TASK BRIEF: From the records below, extract all the text exactly and leave the images behind.

Saved entries

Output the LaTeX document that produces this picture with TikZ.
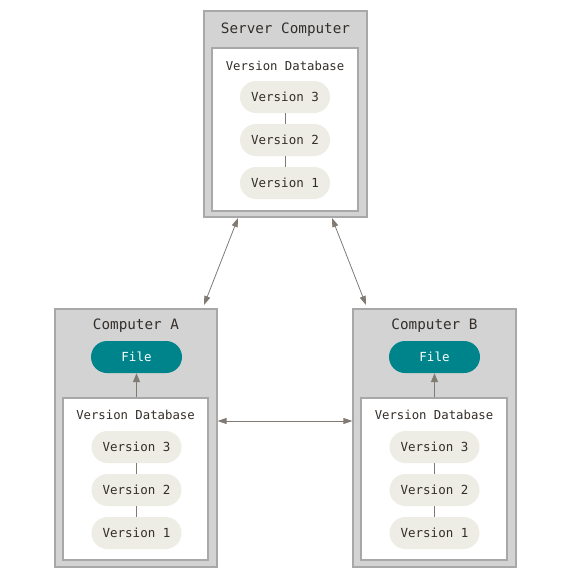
\documentclass[tikz,border=0pt]{standalone}
\usepackage{fontspec}
\setmonofont{DejaVu Sans Mono}
\usetikzlibrary{arrows.meta}
\definecolor{boxgray}{RGB}{211,211,211}
\definecolor{boxedge}{RGB}{168,168,168}
\definecolor{pill}{RGB}{238,237,229}
\definecolor{teal1}{RGB}{0,132,139}
\definecolor{txt}{RGB}{51,46,42}
\definecolor{arr}{RGB}{128,122,115}
\tikzset{
  outerbox/.style={draw=boxedge,fill=boxgray,line width=1.2pt,inner sep=0pt},
  innerbox/.style={draw=boxedge,fill=white,line width=1.2pt,inner sep=0pt},
  title/.style={font=\ttfamily\fontsize{14.3}{16}\selectfont,text=txt},
  dbtitle/.style={font=\ttfamily\fontsize{12.3}{14}\selectfont,text=txt},
  verpill/.style={fill=pill,rounded corners=16pt,minimum width=90pt,minimum height=32pt,inner sep=0pt,font=\ttfamily\fontsize{12.5}{14}\selectfont,text=txt},
  filepill/.style={fill=teal1,rounded corners=16pt,minimum width=91pt,minimum height=32pt,inner sep=0pt,font=\ttfamily\fontsize{12.5}{14}\selectfont,text=white},
  vline/.style={draw=arr,line width=0.8pt},
  biarrow/.style={draw=arr,line width=0.8pt,{Triangle[length=9pt,width=6pt]}-{Triangle[length=9pt,width=6pt]}},
  onearrow/.style={draw=arr,line width=1.3pt,-{Triangle[length=9pt,width=7pt]}}
}
\begin{document}
\begin{tikzpicture}[x=1pt,y=-1pt]
\useasboundingbox (0,0) rectangle (575,581);
% Server
\node[outerbox,minimum width=163pt,minimum height=206pt] (srv) at (285.5,114) {};
\node[innerbox,minimum width=146pt,minimum height=163pt] (srvdb) at (285,129.5) {};
\node[title] (srvt) at (285.5,30) {Server Computer};
\node[dbtitle] (srvdbt) at (285,66) {Version Database};
\node[verpill] (s3) at (285,97) {Version 3};
\node[verpill] (s2) at (285,140) {Version 2};
\node[verpill] (s1) at (285,183) {Version 1};
\draw[vline] (s3.south) -- (s2.north);
\draw[vline] (s2.south) -- (s1.north);
% Computer A
\node[outerbox,minimum width=162pt,minimum height=258pt] (ca) at (136,438) {};
\node[title] (cat) at (136,326) {Computer A};
\node[filepill] (fa) at (136.5,357) {File};
\node[innerbox,minimum width=145pt,minimum height=162pt] (dba) at (135.5,479) {};
\node[dbtitle] (dbat) at (135.5,415) {Version Database};
\node[verpill] (a3) at (136.5,447) {Version 3};
\node[verpill] (a2) at (136.5,490) {Version 2};
\node[verpill] (a1) at (136.5,533) {Version 1};
\draw[vline] (a3.south) -- (a2.north);
\draw[vline] (a2.south) -- (a1.north);
\draw[onearrow] (dba.north -| fa.south) -- (fa.south);
% Computer B
\node[outerbox,minimum width=163pt,minimum height=258pt] (cb) at (434.5,438) {};
\node[title] (cbt) at (434.5,326) {Computer B};
\node[filepill] (fb) at (434.5,357) {File};
\node[innerbox,minimum width=146pt,minimum height=162pt] (dbb) at (434,479) {};
\node[dbtitle] (dbbt) at (434,415) {Version Database};
\node[verpill] (b3) at (434.5,447) {Version 3};
\node[verpill] (b2) at (434.5,490) {Version 2};
\node[verpill] (b1) at (434.5,533) {Version 1};
\draw[vline] (b3.south) -- (b2.north);
\draw[vline] (b2.south) -- (b1.north);
\draw[onearrow] (dbb.north -| fb.south) -- (fb.south);
% connectors
\coordinate (sa) at (238,218);
\coordinate (as) at (204,305);
\coordinate (sb) at (332,218);
\coordinate (bs) at (366,305);
\draw[biarrow] (sa) -- (as);
\draw[biarrow] (sb) -- (bs);
\draw[biarrow] (ca.east |- 0,421) -- (cb.west |- 0,421);
\end{tikzpicture}
\end{document}
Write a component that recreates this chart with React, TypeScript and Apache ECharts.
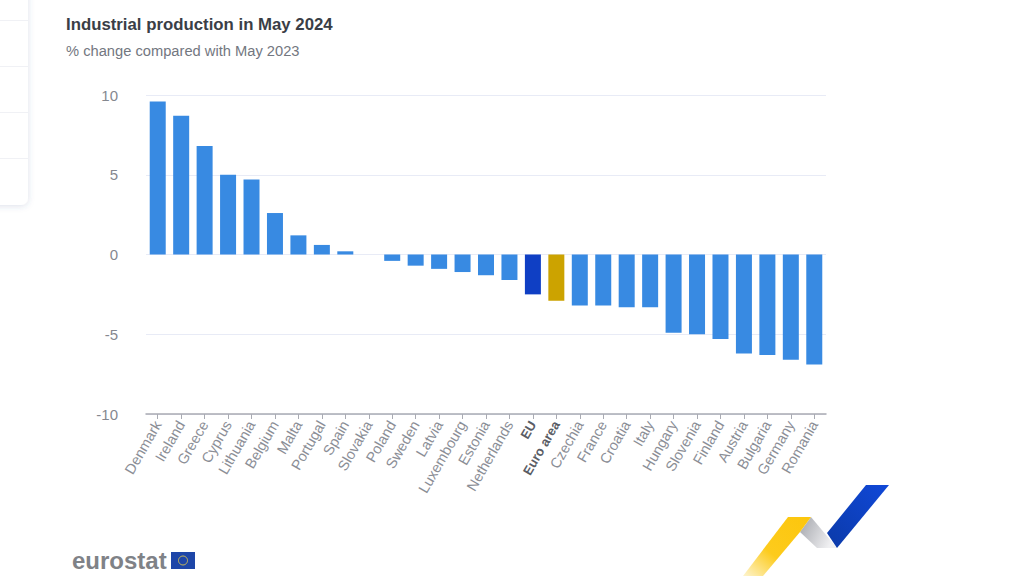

FULL RESPONSE:
Output the LaTeX document that produces this picture with TikZ.
\documentclass[tikz,border=0pt]{standalone}
\usepackage{fontspec}
\setmonofont{DejaVu Sans Mono}
\usetikzlibrary{arrows.meta}
\definecolor{boxgray}{RGB}{211,211,211}
\definecolor{boxedge}{RGB}{168,168,168}
\definecolor{pill}{RGB}{238,237,229}
\definecolor{teal1}{RGB}{0,132,139}
\definecolor{txt}{RGB}{51,46,42}
\definecolor{arr}{RGB}{128,122,115}
\tikzset{
  outerbox/.style={draw=boxedge,fill=boxgray,line width=1.2pt,inner sep=0pt},
  innerbox/.style={draw=boxedge,fill=white,line width=1.2pt,inner sep=0pt},
  title/.style={font=\ttfamily\fontsize{14.3}{16}\selectfont,text=txt},
  dbtitle/.style={font=\ttfamily\fontsize{12.3}{14}\selectfont,text=txt},
  verpill/.style={fill=pill,rounded corners=16pt,minimum width=90pt,minimum height=32pt,inner sep=0pt,font=\ttfamily\fontsize{12.5}{14}\selectfont,text=txt},
  filepill/.style={fill=teal1,rounded corners=16pt,minimum width=91pt,minimum height=32pt,inner sep=0pt,font=\ttfamily\fontsize{12.5}{14}\selectfont,text=white},
  vline/.style={draw=arr,line width=0.8pt},
  biarrow/.style={draw=arr,line width=0.8pt,{Triangle[length=9pt,width=6pt]}-{Triangle[length=9pt,width=6pt]}},
  onearrow/.style={draw=arr,line width=1.3pt,-{Triangle[length=9pt,width=7pt]}}
}
\begin{document}
\begin{tikzpicture}[x=1pt,y=-1pt]
\useasboundingbox (0,0) rectangle (575,581);
% Server
\node[outerbox,minimum width=163pt,minimum height=206pt] (srv) at (285.5,114) {};
\node[innerbox,minimum width=146pt,minimum height=163pt] (srvdb) at (285,129.5) {};
\node[title] (srvt) at (285.5,30) {Server Computer};
\node[dbtitle] (srvdbt) at (285,66) {Version Database};
\node[verpill] (s3) at (285,97) {Version 3};
\node[verpill] (s2) at (285,140) {Version 2};
\node[verpill] (s1) at (285,183) {Version 1};
\draw[vline] (s3.south) -- (s2.north);
\draw[vline] (s2.south) -- (s1.north);
% Computer A
\node[outerbox,minimum width=162pt,minimum height=258pt] (ca) at (136,438) {};
\node[title] (cat) at (136,326) {Computer A};
\node[filepill] (fa) at (136.5,357) {File};
\node[innerbox,minimum width=145pt,minimum height=162pt] (dba) at (135.5,479) {};
\node[dbtitle] (dbat) at (135.5,415) {Version Database};
\node[verpill] (a3) at (136.5,447) {Version 3};
\node[verpill] (a2) at (136.5,490) {Version 2};
\node[verpill] (a1) at (136.5,533) {Version 1};
\draw[vline] (a3.south) -- (a2.north);
\draw[vline] (a2.south) -- (a1.north);
\draw[onearrow] (dba.north -| fa.south) -- (fa.south);
% Computer B
\node[outerbox,minimum width=163pt,minimum height=258pt] (cb) at (434.5,438) {};
\node[title] (cbt) at (434.5,326) {Computer B};
\node[filepill] (fb) at (434.5,357) {File};
\node[innerbox,minimum width=146pt,minimum height=162pt] (dbb) at (434,479) {};
\node[dbtitle] (dbbt) at (434,415) {Version Database};
\node[verpill] (b3) at (434.5,447) {Version 3};
\node[verpill] (b2) at (434.5,490) {Version 2};
\node[verpill] (b1) at (434.5,533) {Version 1};
\draw[vline] (b3.south) -- (b2.north);
\draw[vline] (b2.south) -- (b1.north);
\draw[onearrow] (dbb.north -| fb.south) -- (fb.south);
% connectors
\coordinate (sa) at (238,218);
\coordinate (as) at (204,305);
\coordinate (sb) at (332,218);
\coordinate (bs) at (366,305);
\draw[biarrow] (sa) -- (as);
\draw[biarrow] (sb) -- (bs);
\draw[biarrow] (ca.east |- 0,421) -- (cb.west |- 0,421);
\end{tikzpicture}
\end{document}
Write a component that recreates this chart with React, TypeScript and Apache ECharts.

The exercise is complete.